Is there any command (CLI or GUI) to check or control which NAT rule has been hit? 

 

For example: a user is coming from Internet and wants to access a webserver in DMZ zone. Now I would like to know which NAT rule and ACL rule(s) has been hit during this connection.

 

Thanks & Regards,

Sam

1 Accepted Solution

Accepted Solutions

@IamSamSaul 

No, packet-tracer would still display the output if you hit a NAT exemption rule. It's more likely that traffic didn't match any NAT rule.

Run the command "show nat detail" from the CLI and determine whether there were actually any hits on that NAT exemption rule.


HTH

View solution in original post

4 Replies 4

Hi @IamSamSaul 

Yes, you can run packet-tracer from the CLI or ASDM, this will simulate traffic. In the output you can determine which NAT rule and ACL was matched. E.g.

 

packet-tracer input <source interface> <protocol> <source IP> <source port> <destination IP> <destination port> [detailed]

 

HTH

Hi Rob, 

 

Thanks for your reply.
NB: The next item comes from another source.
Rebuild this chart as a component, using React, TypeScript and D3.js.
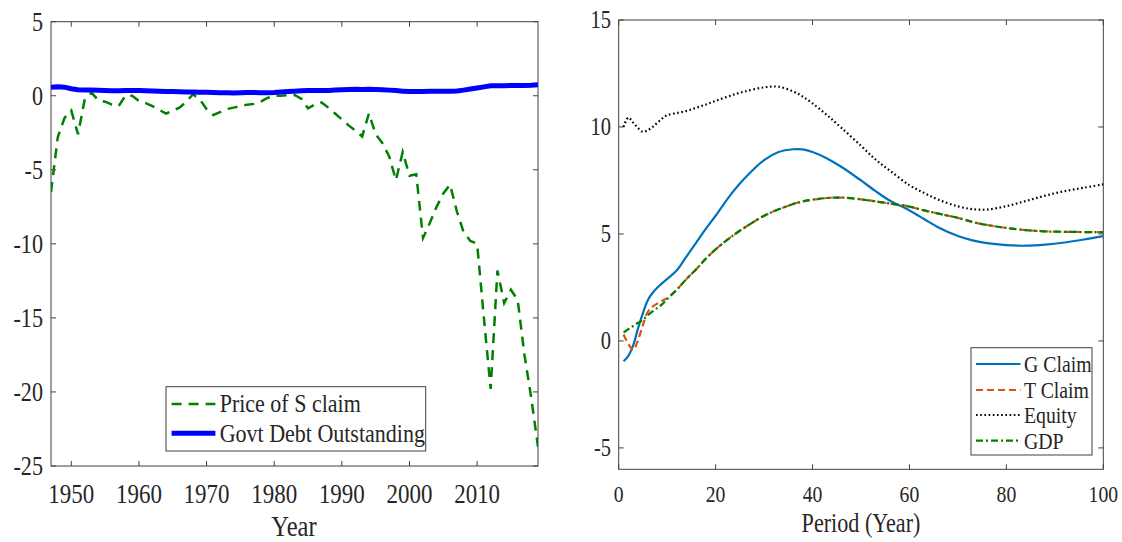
import React from "react";
import * as d3 from "d3";

// ---------- Left panel data ----------
const years = d3.range(1947, 2020);
const priceSClaim = [
  -6.5, -2.8, -1.5, -1.0, -2.6, -0.2, 0.2, -0.3, -0.4, -0.6,
  -0.7, 0.0, 0.0, -0.35, -0.5, -0.7, -0.95, -1.2, -1.0, -0.8,
  -0.4, 0.1, -0.25, -0.9, -1.3, -1.1, -0.9, -0.8, -0.7, -0.6,
  -0.55, -0.4, -0.15, 0.0, 0.0, 0.05, 0.05, -0.2, -0.85, -0.6,
  -0.45, -0.8, -1.2, -1.6, -2.0, -2.35, -2.75, -1.2, -2.6, -3.2,
  -4.1, -5.7, -3.8, -5.4, -5.3, -9.6, -8.6, -7.5, -6.6, -6.0,
  -7.8, -9.2, -9.8, -10.0, -15.0, -19.8, -11.8, -14.0, -13.1, -13.8,
  -17.5, -20.4, -23.7,
];
const govtDebt = [
  0.57, 0.6, 0.58, 0.47, 0.4, 0.38, 0.38, 0.37, 0.35, 0.34,
  0.34, 0.35, 0.35, 0.35, 0.34, 0.32, 0.31, 0.29, 0.28, 0.27,
  0.26, 0.25, 0.24, 0.23, 0.22, 0.21, 0.2, 0.19, 0.21, 0.22,
  0.22, 0.21, 0.21, 0.22, 0.25, 0.28, 0.3, 0.33, 0.35, 0.36,
  0.35, 0.36, 0.38, 0.41, 0.43, 0.44, 0.43, 0.44, 0.42, 0.41,
  0.38, 0.35, 0.31, 0.28, 0.28, 0.29, 0.3, 0.31, 0.3, 0.3,
  0.32, 0.38, 0.45, 0.52, 0.6, 0.68, 0.68, 0.68, 0.69, 0.7,
  0.7, 0.71, 0.75,
];
const leftXTicks = [1950, 1960, 1970, 1980, 1990, 2000, 2010];
const leftYTicks = [5, 0, -5, -10, -15, -20, -25];

// ---------- Right panel data ----------
const periods = [1, 2, 3, 4, 5, 6, 7, 8, 9, 10, 12, 14, 16, 18, 20, 23, 26, 30, 33, 36, 38, 40, 43, 46, 50, 53, 56, 60, 63, 66, 70, 73, 76, 80, 84, 88, 92, 96, 100];
const gClaim = [-0.95, -0.7, -0.2, 0.6, 1.3, 1.9, 2.25, 2.5, 2.7, 2.9, 3.3, 3.95, 4.6, 5.25, 5.85, 6.8, 7.6, 8.45, 8.83, 8.96, 8.95, 8.83, 8.53, 8.13, 7.5, 7.0, 6.55, 6.1, 5.7, 5.3, 4.9, 4.7, 4.57, 4.48, 4.45, 4.5, 4.6, 4.74, 4.9];
const tClaim = [0.3, -0.15, -0.42, 0.05, 0.75, 1.35, 1.6, 1.75, 1.88, 2.0, 2.4, 2.9, 3.35, 3.85, 4.28, 4.83, 5.3, 5.85, 6.15, 6.4, 6.52, 6.6, 6.68, 6.7, 6.62, 6.52, 6.42, 6.28, 6.1, 5.95, 5.75, 5.56, 5.42, 5.28, 5.18, 5.12, 5.1, 5.09, 5.08];
const equity = [10.0, 10.44, 10.2, 9.95, 9.77, 9.85, 10.0, 10.2, 10.4, 10.55, 10.65, 10.75, 10.9, 11.05, 11.22, 11.46, 11.66, 11.85, 11.88, 11.66, 11.42, 11.1, 10.55, 9.95, 9.12, 8.48, 7.95, 7.28, 6.92, 6.6, 6.29, 6.16, 6.14, 6.3, 6.54, 6.79, 7.0, 7.16, 7.32];
const gdp = [0.4, 0.55, 0.7, 0.85, 0.98, 1.2, 1.38, 1.55, 1.72, 1.95, 2.4, 2.9, 3.35, 3.85, 4.28, 4.83, 5.3, 5.85, 6.15, 6.4, 6.52, 6.6, 6.68, 6.7, 6.62, 6.52, 6.42, 6.28, 6.1, 5.95, 5.75, 5.56, 5.42, 5.28, 5.18, 5.12, 5.1, 5.09, 5.08];
const rightXTicks = [0, 20, 40, 60, 80, 100];
const rightYTicks = [15, 10, 5, 0, -5];

const FONT = "'Liberation Serif', 'Times New Roman', serif";
const TXT = "#262626";
const AX = "#404040";

function T({ x, y, size, anchor = "middle", sx = 0.82, children }: any) {
  return (
    <text
      transform={`translate(${x},${y}) scale(${sx},1)`}
      fontFamily={FONT}
      fontSize={size}
      fill={TXT}
      textAnchor={anchor}
    >
      {children}
    </text>
  );
}

export default function App() {
  // Left scales
  const lx = d3.scaleLinear().domain([1947, 2019]).range([51, 538]);
  const ly = d3.scaleLinear().domain([-25, 5]).range([466, 21.7]);
  // Right scales
  const rx = d3.scaleLinear().domain([0, 100]).range([618.7, 1103.3]);
  const ry = d3.scaleLinear().domain([-6, 15]).range([469.3, 20]);

  const lineL = (vals: number[]) =>
    d3
      .line<number>()
      .x((_, i) => lx(years[i]))
      .y((d) => ly(d))(vals) || "";
  const lineR = (vals: number[]) =>
    d3
      .line<number>()
      .x((_, i) => rx(periods[i]))
      .y((d) => ry(d))
      .curve(d3.curveCatmullRom.alpha(0.5))(vals) || "";

  const tick = 5;

  const [lx0, lx1] = lx.range();
  const [ly0, ly1] = [ly(-25), ly(5)];
  const [rx0, rx1] = rx.range();
  const [ry0, ry1] = [ry(-6), ry(15)];

  return (
    <svg
      width={1122}
      height={542}
      style={{ position: "absolute", left: 0, top: 0, background: "#fff" }}
    >
      <defs>
        <clipPath id="clipL">
          <rect x={lx0} y={ly1} width={lx1 - lx0} height={ly0 - ly1} />
        </clipPath>
        <clipPath id="clipR">
          <rect x={rx0} y={ry1} width={rx1 - rx0} height={ry0 - ry1} />
        </clipPath>
      </defs>

      {/* ---------- LEFT PANEL ---------- */}
      <g>
        <rect x={lx0} y={ly1} width={lx1 - lx0} height={ly0 - ly1} fill="#fff" stroke={AX} strokeWidth={1} />
        {leftXTicks.map((t) => (
          <g key={"lxt" + t}>
            <line x1={lx(t)} x2={lx(t)} y1={ly0} y2={ly0 - tick} stroke={AX} />
            <line x1={lx(t)} x2={lx(t)} y1={ly1} y2={ly1 + tick} stroke={AX} />
            <T x={lx(t)} y={503} size={28}>{String(t)}</T>
          </g>
        ))}
        {leftYTicks.map((t) => (
          <g key={"lyt" + t}>
            <line x1={lx0} x2={lx0 + tick} y1={ly(t)} y2={ly(t)} stroke={AX} />
            <line x1={lx1} x2={lx1 - tick} y1={ly(t)} y2={ly(t)} stroke={AX} />
            <T x={43} y={ly(t) + 9} size={27} anchor="end">{String(t).replace("−", "-")}</T>
          </g>
        ))}
        <g clipPath="url(#clipL)">
          <path d={lineL(priceSClaim)} fill="none" stroke="#008000" strokeWidth={2.5} strokeDasharray="10,7" />
          <path d={lineL(govtDebt)} fill="none" stroke="#0000FF" strokeWidth={5} />
        </g>
        <T x={294} y={536} size={30}>Year</T>

        {/* legend */}
        <rect x={166} y={386.7} width={259.7} height={64.3} fill="#fff" stroke={AX} strokeWidth={1} />
        <line x1={171.6} x2={215.4} y1={404} y2={404} stroke="#008000" strokeWidth={2.5} strokeDasharray="10,7" />
        <T x={219.7} y={412} size={25} anchor="start" sx={0.88}>Price of S claim</T>
        <line x1={171.6} x2={215.4} y1={433.3} y2={433.3} stroke="#0000FF" strokeWidth={5} />
        <T x={219.7} y={441.5} size={25} anchor="start" sx={0.88}>Govt Debt Outstanding</T>
      </g>

      {/* ---------- RIGHT PANEL ---------- */}
      <g>
        <rect x={rx0} y={ry1} width={rx1 - rx0} height={ry0 - ry1} fill="#fff" stroke={AX} strokeWidth={1} />
        {rightXTicks.map((t) => (
          <g key={"rxt" + t}>
            <line x1={rx(t)} x2={rx(t)} y1={ry0} y2={ry0 - tick} stroke={AX} />
            <line x1={rx(t)} x2={rx(t)} y1={ry1} y2={ry1 + tick} stroke={AX} />
            <T x={rx(t)} y={502} size={24}>{String(t)}</T>
          </g>
        ))}
        {rightYTicks.map((t) => (
          <g key={"ryt" + t}>
            <line x1={rx0} x2={rx0 + tick} y1={ry(t)} y2={ry(t)} stroke={AX} />
            <line x1={rx1} x2={rx1 - tick} y1={ry(t)} y2={ry(t)} stroke={AX} />
            <T x={611} y={ry(t) + 8} size={25} anchor="end">{String(t)}</T>
          </g>
        ))}
        <g clipPath="url(#clipR)">
          <path d={lineR(equity)} fill="none" stroke="#000" strokeWidth={2.2} strokeDasharray="1.6,2.6" />
          <path d={lineR(gClaim)} fill="none" stroke="#0072BD" strokeWidth={2.2} />
          <path d={lineR(tClaim)} fill="none" stroke="#D95319" strokeWidth={2.2} strokeDasharray="7,4" />
          <path d={lineR(gdp)} fill="none" stroke="#008000" strokeWidth={2.2} strokeDasharray="7,3,2,3" />
        </g>
        <T x={861} y={532} size={27}>Period (Year)</T>

        {/* legend */}
        <rect x={971} y={347.7} width={121} height={107.3} fill="#fff" stroke={AX} strokeWidth={1} />
        <line x1={976} x2={1020.5} y1={364} y2={364} stroke="#0072BD" strokeWidth={2.2} />
        <T x={1024} y={372} size={23} anchor="start" sx={0.86}>G Claim</T>
        <line x1={976} x2={1020.5} y1={390} y2={390} stroke="#D95319" strokeWidth={2.2} strokeDasharray="7,4" />
        <T x={1024} y={398} size={23} anchor="start" sx={0.86}>T Claim</T>
        <line x1={976} x2={1020.5} y1={415} y2={415} stroke="#000" strokeWidth={2.2} strokeDasharray="1.6,2.6" />
        <T x={1024} y={423} size={23} anchor="start" sx={0.86}>Equity</T>
        <line x1={976} x2={1020.5} y1={440.7} y2={440.7} stroke="#008000" strokeWidth={2.2} strokeDasharray="7,3,2,3" />
        <T x={1024} y={448.7} size={23} anchor="start" sx={0.86}>GDP</T>
      </g>
    </svg>
  );
}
I was using the same command in FTD's CLI (system support diagnostic-cli) but it does not show the NAT section.

 

This is the situation:

 

Client - Inside - DMZ - Webserver 

 

I have a NAT exempt rule from Client to Webserver. 

 

Is it possible that I don't see the NAT hit in my capture due to this rule? 

 

I was using the following capture command:

 

capture CAP1 interface DMZ trace detailed match ip host 10.10.20.34 host 172.16.1.100

 

Webserver: 172.16.1.100

Client: 10.10.20.34

 

Thanks. 

@IamSamSaul 

No, packet-tracer would still display the output if you hit a NAT exemption rule. It's more likely that traffic didn't match any NAT rule.

Run the command "show nat detail" from the CLI and determine whether there were actually any hits on that NAT exemption rule.